The US Chamber of Commerce claims that immigration is one of its biggest priorities and has pledged to give its support to those candidates favoring reform, including providing a path to US citizenship for undocumented immigrants; however, its pattern of outside spending and endorsement sometimes flies in the face of this public stance.
The university system in California and the state’s technology and agriculture sectors see immigration as one of their primary concerns, as these industries depend on a variety of low- and high-skilled immigrant workers from overseas nations. Advocacy groups for these industries pay frequent visits to Washington to lobby Congress over the issue; however, the spending numbers of the Chamber of Commerce show an effort to increase the power of the Republican party in the House of Representatives and to give the party the Senate majority.
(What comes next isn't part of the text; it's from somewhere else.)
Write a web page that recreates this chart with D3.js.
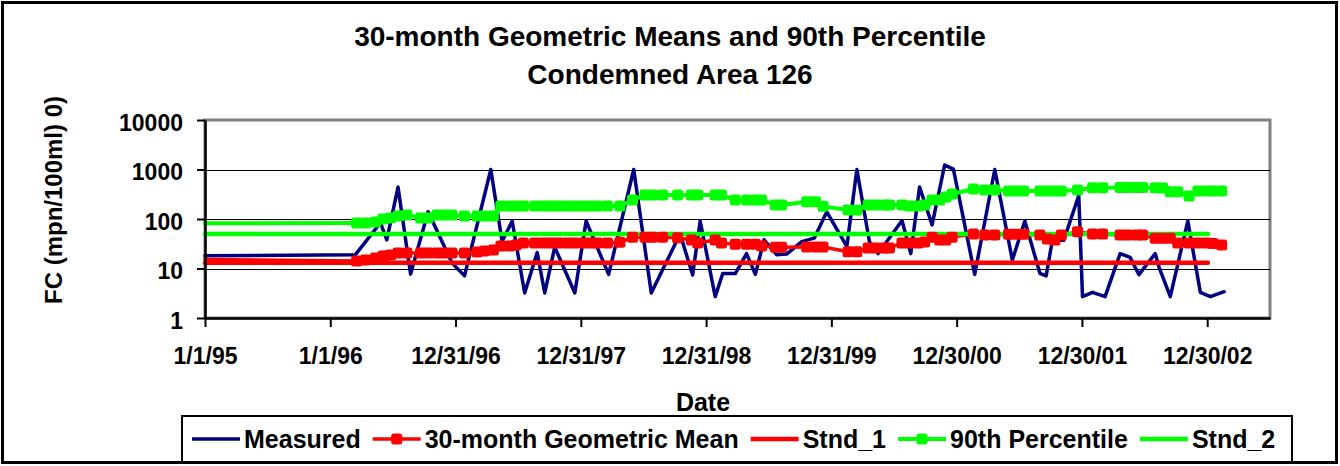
<!DOCTYPE html>
<html>
<head>
<meta charset="utf-8">
<script src="https://cdn.jsdelivr.net/npm/d3@7"></script>
<style>
  body { margin: 0; background: #fff; }
  svg { display: block; }
  text { font-family: "Liberation Sans", Arial, sans-serif; font-weight: bold; fill: #000; }
</style>
</head>
<body>
<svg width="1340" height="466"></svg>
<script>
// sample times are decimal years, values are FC in mpn/100ml
var measuredYears = [1995.00, 1996.20, 1996.40, 1996.45, 1996.54, 1996.64, 1996.78, 1996.97, 1997.07, 1997.28,
  1997.37, 1997.45, 1997.55, 1997.65, 1997.71, 1997.79, 1997.95, 1998.04, 1998.22, 1998.42,
  1998.56, 1998.79, 1998.89, 1998.95, 1999.07, 1999.13, 1999.23, 1999.32, 1999.39, 1999.46,
  1999.56, 1999.64, 1999.76, 1999.86, 1999.96, 2000.12, 2000.20, 2000.30, 2000.37, 2000.56,
  2000.63, 2000.70, 2000.80, 2000.90, 2000.97, 2001.14, 2001.30, 2001.44, 2001.54, 2001.66,
  2001.71, 2001.76, 2001.85, 2001.97, 2002.00, 2002.08, 2002.18, 2002.30, 2002.38, 2002.45,
  2002.58, 2002.61, 2002.70, 2002.84, 2002.94, 2003.02, 2003.13];
var measuredValues = [18, 19, 84, 38, 440, 7.7, 140, 13, 7.1, 1000,
  35, 91, 3.2, 21, 3.2, 27, 3.2, 91, 7.6, 1000,
  3.2, 50, 7.4, 91, 2.7, 7.9, 7.9, 20, 7.6, 38,
  19, 19.6, 35, 41, 140, 28, 1000, 35, 20, 93,
  20, 443, 76, 1230, 1020, 7.6, 1000, 14.8, 91, 8,
  7.1, 38, 37, 298, 2.7, 3.3, 2.7, 20, 16.8, 7.5,
  20, 10.7, 2.7, 91, 3.3, 2.7, 3.4];

// the 30-month statistics share one set of dates
var statYears = [1995.00,
  1996.21, 1996.28, 1996.36, 1996.42, 1996.48, 1996.54, 1996.61, 1996.72, 1996.78, 1996.85, 1996.91, 1996.97,
  1997.07, 1997.17, 1997.23, 1997.30, 1997.36, 1997.43, 1997.48, 1997.54, 1997.63, 1997.70, 1997.76, 1997.82, 1997.89, 1997.95,
  1998.02, 1998.08, 1998.13, 1998.21, 1998.31, 1998.41, 1998.51, 1998.57, 1998.65, 1998.77, 1998.88, 1998.93,
  1999.07, 1999.12, 1999.23, 1999.32, 1999.39, 1999.44, 1999.55, 1999.60, 1999.80, 1999.87, 1999.93,
  2000.13, 2000.20, 2000.29, 2000.35, 2000.42, 2000.46, 2000.56, 2000.62, 2000.69, 2000.74, 2000.80, 2000.86, 2000.91, 2000.96,
  2001.13, 2001.22, 2001.30, 2001.41, 2001.47, 2001.53, 2001.66, 2001.72, 2001.78, 2001.83, 2001.96,
  2002.08, 2002.16, 2002.30, 2002.36, 2002.43, 2002.48, 2002.58, 2002.64, 2002.70, 2002.76, 2002.85, 2002.92, 2002.99,
  2003.04, 2003.11];
var geoMeanValues = [15.2,
  14.2, 14.8, 16.3, 17.9, 18.7, 20.6, 20.6, 20.6, 20.6, 20.6, 20.6, 20.6,
  20.6, 21.5, 22.6, 23.6, 28.5, 28.5, 29.8, 32.7, 32.7, 32.7, 32.7, 32.7, 32.7, 32.7,
  32.7, 32.7, 32.7, 32.7, 33.8, 43, 43, 43, 43, 42, 37.6, 32.7,
  37.6, 32.7, 30.8, 30.8, 30.8, 28.5, 26.8, 26.8, 27.2, 27.2, 27.2,
  21.8, 21.8, 26, 26, 26, 26, 32.7, 32.7, 32.7, 34.3, 43, 37.6, 37.6, 43,
  50, 47.5, 47.5, 49, 49, 49, 47.5, 39.4, 37.6, 47.5, 55,
  50, 50, 47.5, 47.5, 47.5, 47.5, 41, 41, 41, 32.7, 32.7, 32.7, 32.7,
  32, 29.8];
var pct90Values = [82,
  83, 83, 87, 100, 105, 115, 120, 105, 105, 120, 120, 120,
  115, 115, 115, 115, 183, 183, 183, 183, 183, 183, 183, 183, 183, 183,
  183, 183, 183, 183, 183, 242, 305, 305, 305, 305, 305, 305,
  305, 305, 242, 242, 242, 242, 192, 192, 224, 224, 180,
  152, 152, 192, 192, 192, 192, 192, 183, 183, 192, 242, 242, 278, 320,
  404, 385, 385, 368, 368, 368, 368, 368, 368, 368, 385,
  429, 429, 433, 433, 433, 433, 429, 423, 356, 356, 291, 368, 368,
  368, 368];

var standardYears = [1995.00, 2003.00];
var stnd1Values = [13, 13];
var stnd2Values = [50, 50];

var xTickDates = ["1995-01-01", "1996-01-01", "1996-12-31", "1997-12-31", "1998-12-31",
  "1999-12-31", "2000-12-30", "2001-12-30", "2002-12-30"];
var yTicks = [1, 10, 100, 1000, 10000];
var yGrid = [10, 100, 1000];
var seriesNames = ["Measured", "30-month Geometric Mean", "Stnd_1", "90th Percentile", "Stnd_2"];

var navy = "#000080", red = "#ff0000", green = "#00ff00";

var t0 = new Date(1995, 0, 1).getTime();
function toDate(yr) { return new Date(t0 + (yr - 1995) * 365.25 * 864e5); }
function pairs(years, values) {
  return years.map(function(yr, i) { return { date: toDate(yr), value: values[i] }; });
}

var measured = pairs(measuredYears, measuredValues);
var geoMean = pairs(statYears, geoMeanValues);
var pct90 = pairs(statYears, pct90Values);
var stnd1 = pairs(standardYears, stnd1Values);
var stnd2 = pairs(standardYears, stnd2Values);

var svg = d3.select("svg");
var plot = { left: 205, right: 1270, top: 120, bottom: 318 };
var mk = 11; // marker size

var x = d3.scaleTime()
  .domain([new Date(1995, 0, 1), new Date(2003, 6, 1)])
  .range([plot.left, plot.right]);
var y = d3.scaleLog().domain([1, 10000]).range([plot.bottom, plot.top]);

// outer chart border
svg.append("rect")
  .attr("x", 2.5).attr("y", 2.5).attr("width", 1334).attr("height", 460)
  .attr("fill", "#fff").attr("stroke", "#000").attr("stroke-width", 3);

// titles
svg.append("text").attr("x", 670).attr("y", 46).attr("text-anchor", "middle")
  .attr("font-size", 28).text("30-month Geometric Means and 90th Percentile");
svg.append("text").attr("x", 670).attr("y", 84).attr("text-anchor", "middle")
  .attr("font-size", 28).text("Condemned Area 126");

// plot area frame (gray) and gridlines
svg.append("rect")
  .attr("x", plot.left).attr("y", plot.top)
  .attr("width", plot.right - plot.left).attr("height", plot.bottom - plot.top)
  .attr("fill", "#fff").attr("stroke", "#808080").attr("stroke-width", 3);

svg.append("g").selectAll("line").data(yGrid).enter().append("line")
  .attr("x1", plot.left).attr("x2", plot.right)
  .attr("y1", function(d) { return Math.round(y(d)) + 0.5; })
  .attr("y2", function(d) { return Math.round(y(d)) + 0.5; })
  .attr("stroke", "#000").attr("stroke-width", 1);

// lines first, markers on top (as the original draws them)
var line = d3.line()
  .x(function(d) { return x(d.date); })
  .y(function(d) { return y(d.value); });

function drawLine(data, color, width) {
  svg.append("path").datum(data)
    .attr("d", line)
    .attr("fill", "none")
    .attr("stroke", color)
    .attr("stroke-width", width)
    .attr("stroke-linejoin", "round")
    .attr("stroke-linecap", "round");
}
drawLine(measured, navy, 3.5);
drawLine(geoMean, red, 3.5);
drawLine(stnd1, red, 4.5);
drawLine(pct90, green, 4);
drawLine(stnd2, green, 4.5);

function drawMarkers(data, color) {
  // first point is the value carried in at the axis start, shown without a marker
  svg.append("g").selectAll("rect").data(data.slice(1)).enter().append("rect")
    .attr("x", function(d) { return x(d.date) - mk / 2; })
    .attr("y", function(d) { return y(d.value) - mk / 2; })
    .attr("width", mk).attr("height", mk).attr("rx", 2.5)
    .attr("fill", color);
}
drawMarkers(geoMean, red);
drawMarkers(pct90, green);

// axes
var parseDay = d3.timeParse("%Y-%m-%d");
var xAxis = d3.axisBottom(x)
  .tickValues(xTickDates.map(parseDay))
  .tickFormat(d3.timeFormat("%-m/%-d/%y"))
  .tickSize(9).tickSizeOuter(0).tickPadding(21);
var gx = svg.append("g").attr("transform", "translate(0," + plot.bottom + ")").call(xAxis);

var yAxis = d3.axisLeft(y)
  .tickValues(yTicks)
  .tickFormat(d3.format("d"))
  .tickSize(8).tickSizeOuter(0).tickPadding(14);
var gy = svg.append("g").attr("transform", "translate(" + plot.left + ",0)").call(yAxis);

[gx, gy].forEach(function(g) {
  g.attr("font-family", null).attr("font-size", null);
  g.select(".domain").attr("stroke", "#000").attr("stroke-width", 2.5);
  g.selectAll(".tick line").attr("stroke", "#000").attr("stroke-width", 2);
  g.selectAll(".tick text").attr("font-size", 23).attr("fill", "#000");
});
gy.selectAll(".tick text").attr("dy", "0.45em");

// axis titles
svg.append("text").attr("x", 703).attr("y", 411).attr("text-anchor", "middle")
  .attr("font-size", 25).text("Date");
svg.append("text").attr("transform", "translate(62,200) rotate(-90)")
  .attr("text-anchor", "middle").attr("font-size", 24).text("FC (mpn/100ml) 0)");

// legend
var legend = svg.append("g");
legend.append("rect")
  .attr("x", 182).attr("y", 416).attr("width", 1110).attr("height", 46)
  .attr("fill", "#fff").attr("stroke", "#000").attr("stroke-width", 2);

var legendStyle = [
  { color: navy, width: 3.5, marker: false },
  { color: red, width: 3.5, marker: true },
  { color: red, width: 4.5, marker: false },
  { color: green, width: 4, marker: true },
  { color: green, width: 4.5, marker: false }
];
var cx = 192, ly = 439;
seriesNames.forEach(function(name, i) {
  var s = legendStyle[i];
  legend.append("line")
    .attr("x1", cx).attr("x2", cx + 48).attr("y1", ly).attr("y2", ly)
    .attr("stroke", s.color).attr("stroke-width", s.width);
  if (s.marker) {
    legend.append("rect")
      .attr("x", cx + 24 - mk / 2).attr("y", ly - mk / 2).attr("width", mk).attr("height", mk)
      .attr("rx", 2.5).attr("fill", s.color);
  }
  var t = legend.append("text")
    .attr("x", cx + 52).attr("y", ly + 9)
    .attr("font-size", 25).text(name);
  cx += 52 + t.node().getComputedTextLength() + 12;
});
</script>
</body>
</html>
The chamber has spent big money to help defeat lawmakers who support immigration reform, although these candidates may be at odds with the organization when it comes to other issues. “There are some issues that the business community would never, ever dream of supporting a candidate with whom they disagree,” says the University of Southern California’s Jesse M Unruh Institute of Politics executive director Dan Schnur. “Immigration isn’t one of them.”
The president and chief executive officer of the chamber, Tom Donohue, declared earlier this year that the group intended to “pull out all the stops” to ensure the enactment of immigration reform; however, the organization has spent $28m supporting political candidates this year, very few of whom agree with its stance.